One the occasions when Leicester pressed a bit higher, Everton did not even try to play their way out. At half-time, the visitors had managed just two attempts - none on target. "We like to play from the back but if the opponent is pressing then we don't take risks," Koeman said. "Then you need to play the long ball and push up and fight for second balls."

Absentees reduce Leicester's creativity

Unfortunately for the neutrals, Leicester were not much better. A direct style has long come to be expected, but as with all approaches, it works better when the top players are around, and the absentees here included Christian Fuchs, Robert Huth and Vardy, all suspended, plus Mahrez. With Okazaki and Slimani up front, there were nobody running in behind, which saw Leicester resort to trying to find wingers Marc Albrighton and Demarai Gray between the lines.

Leicester v Everton graphic 2
Leicester struggled for shots at goal in the first half.

This did happen at times, but no clear-cut chances materialised. Everton stayed deep and compact, and the possession Leicester had before the break largely took place in harmless zones. They managed three shots in those 45 minutes: a Gray strike flying wide, an Amartey effort straight at Robles and a blocked shot from King. All came from outside the box.

Beyond that, there were long goal kicks, free kicks lofted towards the box and, as with Everton, a dreadful number of misunderstandings and misplaced passes. The Foxes recorded a pass completion of 67.6 percent, well below their general average of 71.2.

Koeman switch to 4-2-3-1 rewarded

Given the lacklustre nature of that half, it was not surprising to see the managers shake things up at the break. Ranieri removed Okazaki for Danny Drinkwater to go 4-5-1, while Koeman switched to 4-2-3-1. The latter move may well have been an improvised reaction: Koeman had played 3-4-3 in order to have numerical superiority at the back, yet it made little sense to have three centre-backs marking one striker, and switching to a back four was logical once Ranieri had made his move.

Leicester v Everton graphic 2
Kevin Mirallas opened the scoring for Everton at Leicester.

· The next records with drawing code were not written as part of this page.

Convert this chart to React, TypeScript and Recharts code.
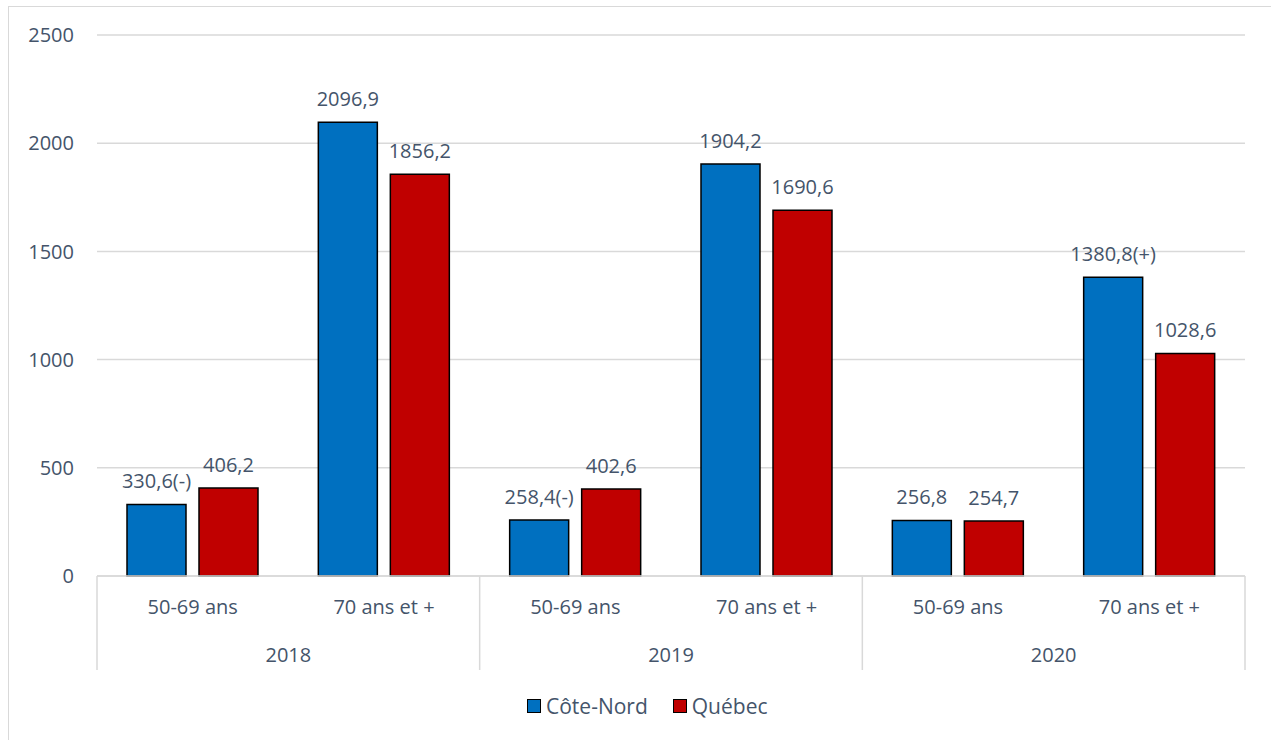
import React from 'react';
import { ComposedChart, Bar, XAxis, YAxis, CartesianGrid, LabelList, Legend } from 'recharts';

const years = ['2018', '2019', '2020'];
const ageGroups = ['50-69 ans', '70 ans et +'];
const coteNord = [330.6, 2096.9, 258.4, 1904.2, 256.8, 1380.8];
const quebec = [406.2, 1856.2, 402.6, 1690.6, 254.7, 1028.6];
const coteNordFlags = ['(-)', '', '(-)', '', '', '(+)'];
const quebecFlags = ['', '', '', '', '', ''];
const seriesNames = ['Côte-Nord', 'Québec'];
const seriesColors = ['#0070C0', '#C00000'];
const yTicks = [0, 500, 1000, 1500, 2000, 2500];

const fmt = (v: number, flag: string) => v.toFixed(1).replace('.', ',') + flag;

const data = years.flatMap((year, yi) =>
  ageGroups.map((age, ai) => {
    const i = yi * ageGroups.length + ai;
    return {
      year,
      age,
      cn: coteNord[i],
      qc: quebec[i],
      cnLabel: fmt(coteNord[i], coteNordFlags[i]),
      qcLabel: fmt(quebec[i], quebecFlags[i]),
    };
  })
);

const FONT = '"Open Sans", sans-serif';
const TEXT = '#44546A';
const GRID = '#D9D9D9';
const FS = 20;

const AgeTick = (props: any) => {
  const { x, y, payload, index } = props;
  const off = payload.offset || 0;
  const n = data.length;
  return (
    <g>
      <text x={x} y={y + 38} textAnchor="middle" fill={TEXT} fontSize={FS} fontFamily={FONT}>
        {payload.value}
      </text>
      {index % ageGroups.length === 0 && (
        <line x1={x - off} x2={x - off} y1={y} y2={y + 94} stroke={GRID} strokeWidth={1.5} />
      )}
      {index === n - 1 && (
        <line x1={x + off} x2={x + off} y1={y} y2={y + 94} stroke={GRID} strokeWidth={1.5} />
      )}
    </g>
  );
};

const YearTick = (props: any) => {
  const { x, y, payload, index } = props;
  const off = payload.offset || 0;
  if (index % ageGroups.length !== 0) return <g />;
  return (
    <text x={x + off} y={y + 39} textAnchor="middle" fill={TEXT} fontSize={FS} fontFamily={FONT}>
      {payload.value}
    </text>
  );
};

const LegendContent = () => (
  <div style={{ display: 'flex', alignItems: 'center', height: 24, fontFamily: FONT, fontSize: 21, color: TEXT }}>
    {seriesNames.map((name, i) => (
      <div key={name} style={{ display: 'flex', alignItems: 'center', marginRight: 25 }}>
        <div
          style={{
            width: 12,
            height: 12,
            background: seriesColors[i],
            border: '1.5px solid #000',
            marginRight: 5,
          }}
        />
        <span style={{ lineHeight: '24px' }}>{name}</span>
      </div>
    ))}
  </div>
);

export default function App() {
  return (
    <div
      style={{
        position: 'fixed',
        left: 0,
        top: 0,
        width: 1271,
        height: 740,
        overflow: 'hidden',
        background: '#fff',
      }}
    >
      <div
        style={{
          position: 'absolute',
          left: 8,
          top: 6,
          width: 1400,
          height: 900,
          borderLeft: `1.5px solid ${GRID}`,
          borderTop: `1.5px solid ${GRID}`,
        }}
      />
      <div style={{ position: 'absolute', left: 0, top: 0 }}>
        <ComposedChart
          width={1271}
          height={740}
          data={data}
          margin={{ top: 35, right: 26, left: 37, bottom: 70 }}
          barGap={13}
        >
          <CartesianGrid vertical={false} stroke={GRID} strokeWidth={1.5} />
          <YAxis
            domain={[0, 2500]}
            ticks={yTicks}
            width={60}
            axisLine={false}
            tickLine={false}
            tickSize={0}
            tickMargin={23}
            tick={{ fill: TEXT, fontSize: FS, fontFamily: FONT }}
          />
          <XAxis
            xAxisId="age"
            dataKey="age"
            height={47}
            axisLine={{ stroke: GRID, strokeWidth: 1.5 }}
            tickLine={false}
            tickSize={0}
            tickMargin={0}
            interval={0}
            tick={<AgeTick />}
          />
          <XAxis
            xAxisId="year"
            dataKey="year"
            height={47}
            axisLine={false}
            tickLine={false}
            tickSize={0}
            tickMargin={0}
            interval={0}
            tick={<YearTick />}
          />
          <Legend
            layout="horizontal"
            verticalAlign="middle"
            align="center"
            content={<LegendContent />}
            wrapperStyle={{ left: 527, top: 694, width: 'auto', height: 24 }}
          />
          <Bar xAxisId="age" dataKey="cn" name={seriesNames[0]} fill={seriesColors[0]} stroke="#000" strokeWidth={1.5} barSize={59} isAnimationActive={false}>
            <LabelList dataKey="cnLabel" position="top" offset={16} fill={TEXT} fontSize={FS} fontFamily={FONT} />
          </Bar>
          <Bar xAxisId="age" dataKey="qc" name={seriesNames[1]} fill={seriesColors[1]} stroke="#000" strokeWidth={1.5} barSize={59} isAnimationActive={false}>
            <LabelList dataKey="qcLabel" position="top" offset={16} fill={TEXT} fontSize={FS} fontFamily={FONT} />
          </Bar>
        </ComposedChart>
      </div>
    </div>
  );
}
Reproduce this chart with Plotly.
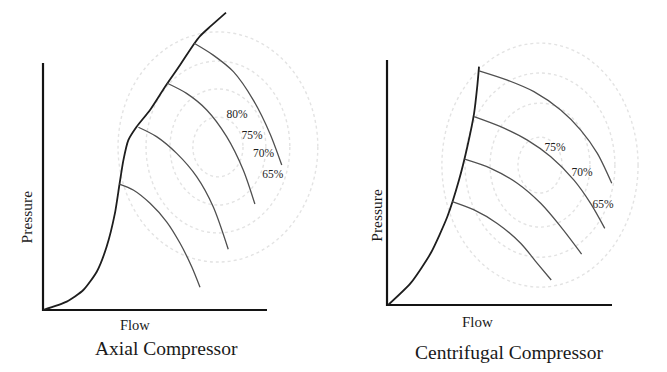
import plotly.graph_objects as go

W, H = 667, 372

# ---------------- data (schematic values) ----------------
# Axial compressor
axial_surge_x = [0.0, 1.06, 1.80, 2.40, 2.84, 3.21, 3.41, 3.59, 3.81, 4.18, 4.78, 5.45, 6.12, 6.71, 7.01, 7.46, 8.17]
axial_surge_y = [0.0, 0.34, 0.81, 1.55, 2.56, 3.91, 5.06, 6.07, 6.88, 7.42, 8.10, 9.04, 9.92, 10.73, 11.09, 11.47, 12.04]
axial_speed_x = [
    [3.41, 4.03, 4.78, 5.52, 6.12, 6.64, 7.01],
    [4.26, 5.07, 5.97, 6.86, 7.60, 8.27],
    [5.55, 6.41, 7.31, 8.20, 8.94, 9.46],
    [6.75, 7.60, 8.50, 9.39, 10.13, 10.66],
]
axial_speed_y = [
    [5.10, 4.86, 4.32, 3.57, 2.70, 1.75, 0.92],
    [7.40, 7.02, 6.34, 5.40, 4.18, 2.46],
    [9.18, 8.77, 8.10, 7.02, 5.67, 4.29],
    [10.80, 10.32, 9.65, 8.50, 7.15, 5.87],
]
axial_eff_labels = ["80%", "75%", "70%", "65%"]
axial_eff_x = [8.66, 9.33, 9.85, 10.26]
axial_eff_y = [7.89, 7.02, 6.30, 5.47]
axial_ring_cx, axial_ring_cy = 7.81, 6.60
axial_ring_rx = [1.12, 2.14, 3.21, 4.46]
axial_ring_ry = [1.21, 2.35, 3.48, 4.66]

# Centrifugal compressor
cent_surge_x = [0.05, 1.05, 1.94, 2.68, 3.20, 3.57, 3.87, 4.01, 4.09]
cent_surge_y = [0.0, 0.89, 2.11, 3.60, 5.10, 6.46, 7.82, 8.91, 9.73]
cent_speed_x = [
    [4.09, 5.35, 6.53, 7.72, 8.61, 9.35, 9.99],
    [3.87, 5.05, 6.24, 7.28, 8.31, 9.05, 9.68],
    [3.45, 4.61, 5.79, 6.83, 7.72, 8.65],
    [2.90, 3.87, 4.90, 5.94, 6.68, 7.30],
]
cent_speed_y = [
    [9.56, 9.18, 8.71, 7.96, 7.14, 6.19, 4.97],
    [7.69, 7.28, 6.73, 6.05, 5.10, 4.15, 3.13],
    [5.95, 5.58, 4.97, 4.15, 3.20, 2.08],
    [4.22, 3.88, 3.33, 2.52, 1.70, 1.02],
]
cent_eff_labels = ["75%", "70%", "65%"]
cent_eff_x = [7.47, 8.67, 9.60]
cent_eff_y = [6.41, 5.39, 4.08]
cent_ring_cx, cent_ring_cy = 6.80, 5.71
cent_ring_rx = [0.98, 2.22, 3.33, 4.36]
cent_ring_ry = [1.14, 2.53, 3.76, 4.98]

axis_len = 10.0
titles = ["Axial Compressor", "Centrifugal Compressor"]

# ---------------- styles ----------------
SERIF = "Liberation Serif, Times New Roman, serif"
AXIS_COL = "#141414"
SURGE_COL = "#1e1e1e"
SPEED_COL = "#505050"
RING_COL = "#e3e3e3"

fig = go.Figure()

panels = [
    dict(xa="x", ya="y", sx=axial_surge_x, sy=axial_surge_y, spx=axial_speed_x, spy=axial_speed_y,
         lab=axial_eff_labels, lx=axial_eff_x, ly=axial_eff_y,
         cx=axial_ring_cx, cy=axial_ring_cy, rx=axial_ring_rx, ry=axial_ring_ry),
    dict(xa="x2", ya="y2", sx=cent_surge_x, sy=cent_surge_y, spx=cent_speed_x, spy=cent_speed_y,
         lab=cent_eff_labels, lx=cent_eff_x, ly=cent_eff_y,
         cx=cent_ring_cx, cy=cent_ring_cy, rx=cent_ring_rx, ry=cent_ring_ry),
]

shapes = []
for p in panels:
    # efficiency rings (dotted)
    for rx, ry in zip(p["rx"], p["ry"]):
        shapes.append(dict(type="circle", xref=p["xa"], yref=p["ya"],
                           x0=p["cx"] - rx, x1=p["cx"] + rx, y0=p["cy"] - ry, y1=p["cy"] + ry,
                           line=dict(color=RING_COL, width=1.4, dash="dot"), layer="below"))
    # axes
    fig.add_trace(go.Scatter(x=[0, 0, axis_len], y=[axis_len, 0, 0], mode="lines",
                             line=dict(color=AXIS_COL, width=2.2), xaxis=p["xa"], yaxis=p["ya"],
                             hoverinfo="skip", showlegend=False))
    # surge line
    fig.add_trace(go.Scatter(x=p["sx"], y=p["sy"], mode="lines",
                             line=dict(color=SURGE_COL, width=1.8, shape="spline", smoothing=0.6),
                             xaxis=p["xa"], yaxis=p["ya"], hoverinfo="skip", showlegend=False))
    # speed lines
    for xs, ys in zip(p["spx"], p["spy"]):
        fig.add_trace(go.Scatter(x=xs, y=ys, mode="lines",
                                 line=dict(color=SPEED_COL, width=1.3, shape="spline", smoothing=0.8),
                                 xaxis=p["xa"], yaxis=p["ya"], hoverinfo="skip", showlegend=False))
    # efficiency labels
    fig.add_trace(go.Scatter(x=p["lx"], y=p["ly"], mode="text", text=p["lab"],
                             textfont=dict(family=SERIF, size=11.5, color="#1e1e1e"),
                             xaxis=p["xa"], yaxis=p["ya"], hoverinfo="skip", showlegend=False))

def px(xp, yp):
    return xp / W, 1 - yp / H

annotations = []
for (tx, ty), text, size, ang in [
    (px(26.7, 216.7), "Pressure", 15.5, -90),
    (px(135, 325), "Flow", 14.5, 0),
    (px(166.7, 348.3), titles[0], 19.5, 0),
    (px(375.7, 215), "Pressure", 15.5, -90),
    (px(477.3, 321.7), "Flow", 15, 0),
    (px(509, 352.7), titles[1], 19.5, 0),
]:
    annotations.append(dict(x=tx, y=ty, xref="paper", yref="paper", text=text, showarrow=False,
                            textangle=ang, xanchor="center", yanchor="middle",
                            font=dict(family=SERIF, size=size, color="#1a1a1a")))

hidden = dict(showgrid=False, zeroline=False, showticklabels=False, ticks="", showline=False, fixedrange=True)

fig.update_layout(
    width=W, height=H,
    margin=dict(l=0, r=0, t=0, b=0),
    paper_bgcolor="white", plot_bgcolor="white",
    showlegend=False,
    shapes=shapes,
    annotations=annotations,
    xaxis=dict(domain=[0.0309, 0.5010], range=[-1, 13], anchor="y", **hidden),
    yaxis=dict(domain=[0.0671, 0.9966], range=[-1.5, 12.5], anchor="x", **hidden),
    xaxis2=dict(domain=[0.5465, 0.9681], range=[-1, 11.5], anchor="y2", **hidden),
    yaxis2=dict(domain=[0.0813, 0.9968], range=[-1.5, 12.4], anchor="x2", **hidden),
)

fig.write_html("out.html")
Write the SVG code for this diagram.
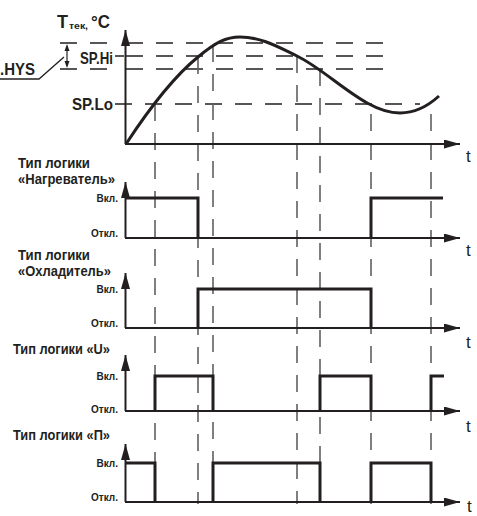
<svg xmlns="http://www.w3.org/2000/svg" width="477" height="516" viewBox="0 0 477 516">
<style>
.ax{stroke:#231f20;stroke-width:2;fill:none}
.sig{stroke:#231f20;stroke-width:3;fill:none;stroke-linejoin:miter}
.hd{stroke:#231f20;stroke-width:1.3;stroke-dasharray:17 13;fill:none}
.vd{stroke:#5f6062;stroke-width:1.6;stroke-dasharray:17 12;fill:none}
.lb{font-family:"Liberation Sans",Arial,sans-serif;font-weight:bold;fill:#231f20}
.tl{font-family:"Liberation Sans",Arial,sans-serif;font-weight:bold;font-size:14px;fill:#231f20}
.st{font-family:"Liberation Sans",Arial,sans-serif;font-weight:bold;font-size:10px;fill:#231f20;text-anchor:end}
.t{font-family:"Liberation Sans",Arial,sans-serif;font-size:17px;fill:#231f20}
</style>
<defs>
<marker id="ah" markerUnits="userSpaceOnUse" markerWidth="17" markerHeight="10" refX="16" refY="4.5" orient="auto">
<path d="M0,0 L16,4.5 L0,9 z" fill="#231f20"/>
</marker>
</defs>
<rect width="477" height="516" fill="#fff"/>

<g id="guides">
<path class="hd" d="M60,43 H118 M126,43 H384"/>
<path class="hd" d="M115,56 H124 M126,56 H384"/>
<path class="hd" d="M60,69 H118 M126,69 H384"/>
<path class="hd" d="M115,104 H420"/>
<path class="vd" d="M155,104 V504"/>
<path class="vd" d="M198,57 V504"/>
<path class="vd" d="M213,45 V504"/>
<path class="vd" d="M297,56 V504"/>
<path class="vd" d="M320,69 V504"/>
<path class="vd" d="M371,114 V504"/>
<path class="vd" d="M431,114 V504"/>
</g>

<g id="chart-temp">
<path class="ax" d="M125.5,144 V30" marker-end="url(#ah)"/>
<path class="ax" d="M125,144 H460" marker-end="url(#ah)"/>
<path class="sig" d="M126,144 C145,115 172,78 198,57 C216,42 226,37 240,37 C262,37 280,48 297,56 C330,72 365,113 400,113 C415,113 428,106 439,96"/>
<text class="lb" x="57" y="28" font-size="18" textLength="11" lengthAdjust="spacingAndGlyphs">T</text>
<text class="lb" x="69" y="29" font-size="9" textLength="19" lengthAdjust="spacingAndGlyphs">тек,</text>
<text class="lb" x="91" y="28" font-size="18" textLength="19" lengthAdjust="spacingAndGlyphs">°C</text>
<text class="lb" x="80" y="64" font-size="17" textLength="33" lengthAdjust="spacingAndGlyphs">SP.Hi</text>
<text class="lb" x="72" y="110" font-size="17" textLength="41" lengthAdjust="spacingAndGlyphs">SP.Lo</text>
<text class="lb" x="0" y="75" font-size="17" textLength="35" lengthAdjust="spacingAndGlyphs">.HYS</text>
<path d="M0,79 H39 L64,57" stroke="#231f20" stroke-width="1.3" fill="none"/>
<path d="M67,46 V66" stroke="#231f20" stroke-width="1.2"/>
<path d="M67,44 L64.5,51 L69.5,51 z M67,68 L64.5,61 L69.5,61 z" fill="#231f20"/>
<text class="t" x="466" y="162">t</text>
</g>

<g id="chart-heater">
<path class="ax" d="M125.5,238 V182" marker-end="url(#ah)"/>
<path class="ax" d="M125,238 H460" marker-end="url(#ah)"/>
<path class="sig" d="M126,198 H198 V238 M371,238 V198 H443"/>
<text class="tl" x="18" y="168" textLength="72" lengthAdjust="spacingAndGlyphs">Тип логики</text>
<text class="tl" x="18" y="184" textLength="97" lengthAdjust="spacingAndGlyphs">«Нагреватель»</text>
<text class="st" x="118" y="202">Вкл.</text>
<text class="st" x="118" y="237">Откл.</text>
<text class="t" x="466" y="256">t</text>
</g>

<g id="chart-cooler">
<path class="ax" d="M125.5,328 V273" marker-end="url(#ah)"/>
<path class="ax" d="M125,328 H460" marker-end="url(#ah)"/>
<path class="sig" d="M198,328 V289 H371 V328"/>
<text class="tl" x="18" y="260" textLength="72" lengthAdjust="spacingAndGlyphs">Тип логики</text>
<text class="tl" x="18" y="276" textLength="93" lengthAdjust="spacingAndGlyphs">«Охладитель»</text>
<text class="st" x="118" y="293">Вкл.</text>
<text class="st" x="118" y="327">Откл.</text>
<text class="t" x="466" y="348">t</text>
</g>

<g id="chart-u">
<path class="ax" d="M125.5,411 V355" marker-end="url(#ah)"/>
<path class="ax" d="M125,411 H460" marker-end="url(#ah)"/>
<path class="sig" d="M155,411 V376 H213 V411 M320,411 V376 H371 V411 M431,411 V376 H444"/>
<text class="tl" x="13" y="354" textLength="97" lengthAdjust="spacingAndGlyphs">Тип логики «U»</text>
<text class="st" x="118" y="380">Вкл.</text>
<text class="st" x="118" y="413">Откл.</text>
<text class="t" x="466" y="432">t</text>
</g>

<g id="chart-p">
<path class="ax" d="M125.5,502 V444" marker-end="url(#ah)"/>
<path class="ax" d="M125,502 H460" marker-end="url(#ah)"/>
<path class="sig" d="M126,463 H155 V502 M213,502 V463 H320 V502 M371,502 V463 H431 V502"/>
<text class="tl" x="13" y="440" textLength="97" lengthAdjust="spacingAndGlyphs">Тип логики «П»</text>
<text class="st" x="118" y="467">Вкл.</text>
<text class="st" x="118" y="501">Откл.</text>
<text class="t" x="467" y="512" font-size="12">t</text>
</g>
</svg>
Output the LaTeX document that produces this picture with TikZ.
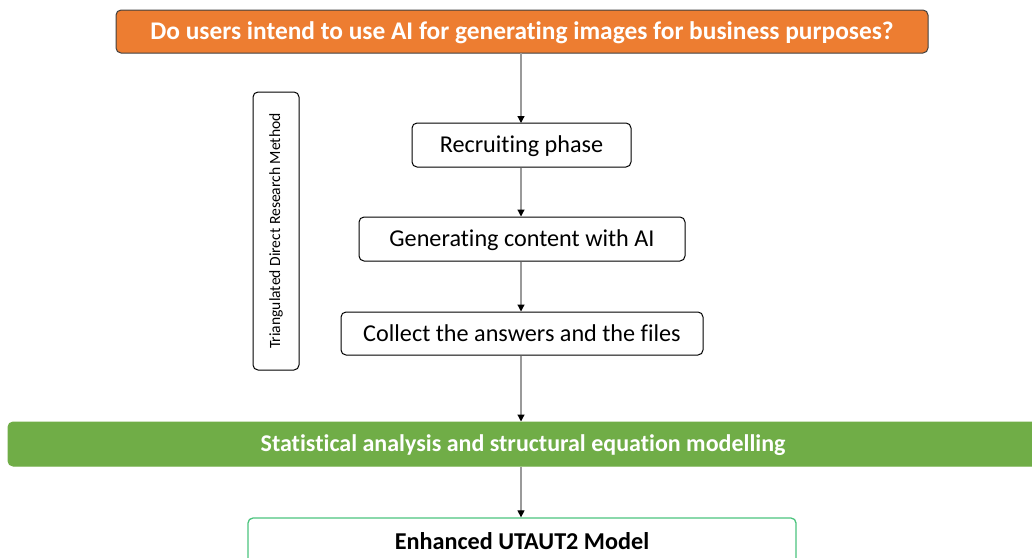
\documentclass[tikz,border=0pt]{standalone}
\usepackage{fontspec}
\setmainfont{Carlito}[Ligatures={NoCommon}]
\usetikzlibrary{arrows.meta}
\definecolor{orangeA}{HTML}{ED7D31}
\definecolor{greenA}{HTML}{70AD47}
\definecolor{greenB}{HTML}{4CC47E}
\definecolor{lineG}{HTML}{9A9A9A}
\tikzset{
  stepbox/.style={draw=black, line width=1pt, rounded corners=5pt, fill=white, inner sep=0pt, text depth=1pt, font=\fontsize{24.2}{28}\selectfont},
  conn/.style={draw=lineG, line width=1.2pt, -{Triangle[width=7pt,length=7pt,color=black]}}
}
\begin{document}
\begin{tikzpicture}[x=1pt,y=-1pt]
\useasboundingbox (0,0) rectangle (1032,557);
\clip (0,0) rectangle (1032,557);
\node[stepbox, fill=orangeA, draw=black!75, minimum width=812pt, minimum height=43pt, text=white, font=\fontsize{25.4}{29}\selectfont\bfseries] (q) at (522,31.5) {Do users intend to use AI for generating images for business purposes?};
\node[stepbox, minimum width=46pt, minimum height=278pt] (tri) at (276,231) {};
\node[rotate=90, font=\fontsize{15.6}{18}\selectfont] (tritext) at (tri.center) {Triangulated Direct Research Method};
\node[stepbox, minimum width=219pt, minimum height=44pt] (rec) at (521.5,145) {Recruiting phase};
\node[stepbox, minimum width=326pt, minimum height=44pt] (gen) at (522,239) {Generating content with AI};
\node[stepbox, minimum width=362pt, minimum height=43pt] (col) at (522,333.5) {Collect the answers and the files};
\node[stepbox, draw=greenA, fill=greenA, minimum width=1030pt, minimum height=44pt, text=white, font=\fontsize{24}{28}\selectfont\bfseries] (sta) at (523,444) {Statistical analysis and structural equation modelling};
\node[stepbox, draw=greenB, line width=1.3pt, minimum width=548pt, minimum height=46pt, font=\fontsize{24.2}{28}\selectfont\bfseries] (utaut) at (522,541) {Enhanced UTAUT2 Model};
\draw[conn] (521,53) -- (521,123);
\draw[conn] (rec.south -| 521,0) -- (gen.north -| 521,0);
\draw[conn] (gen.south -| 521,0) -- (col.north -| 521,0);
\draw[conn] (col.south -| 521,0) -- (sta.north -| 521,0);
\draw[conn] (sta.south -| 521,0) -- (utaut.north -| 521,0);
\end{tikzpicture}
\end{document}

Indeed, before the half started, Koeman could be seen giving a long talk to Mirallas, one of the players most affected by the formational tweak. Everton immediately moved Holgate to right-back and Coleman to the right wing, while Lennon moved to the left and Mirallas up front behind Lukaku. This did not transform their way of playing, but it did mean that, on 51 minutes, when Robles smacked a clearance upfield, Mirallas was in a central position to take advantage.

The goal was lamentable from Leicester's point of view, the clearance somehow slipping in between centre-backs Wes Morgan and Marcin Wasilweski for Mirallas to score. It made Robles the 50th goalkeeper to record an assist in the Premier League, while Leicester are now on a run of 11 league games without a clean sheet.

The Tinkerman tinkers, to no avail

Ranieri could not simply stand by and watch this. After 64 minutes, he took off King and Gray for Mahrez and Leonardo Ulloa, signalling a return to 4-4-2. True to form, Koeman reverted to a back three about three minutes later.

Leicester v Everton graphic 4
Leicester's crossing did not trouble Everton.

Everton were now only interested in defending and avoid mistakes. They sat deep to clear away a steady stream of crosses, except one by Danny Simpson that found the head of Ulloa, who directed it straight at Robles. So it went until Lukaku picked up a clearance, muscled past Morgan and made it 2-0. It was anything but pretty but, given the poor away form Everton have endured recently, Koeman will not have cared.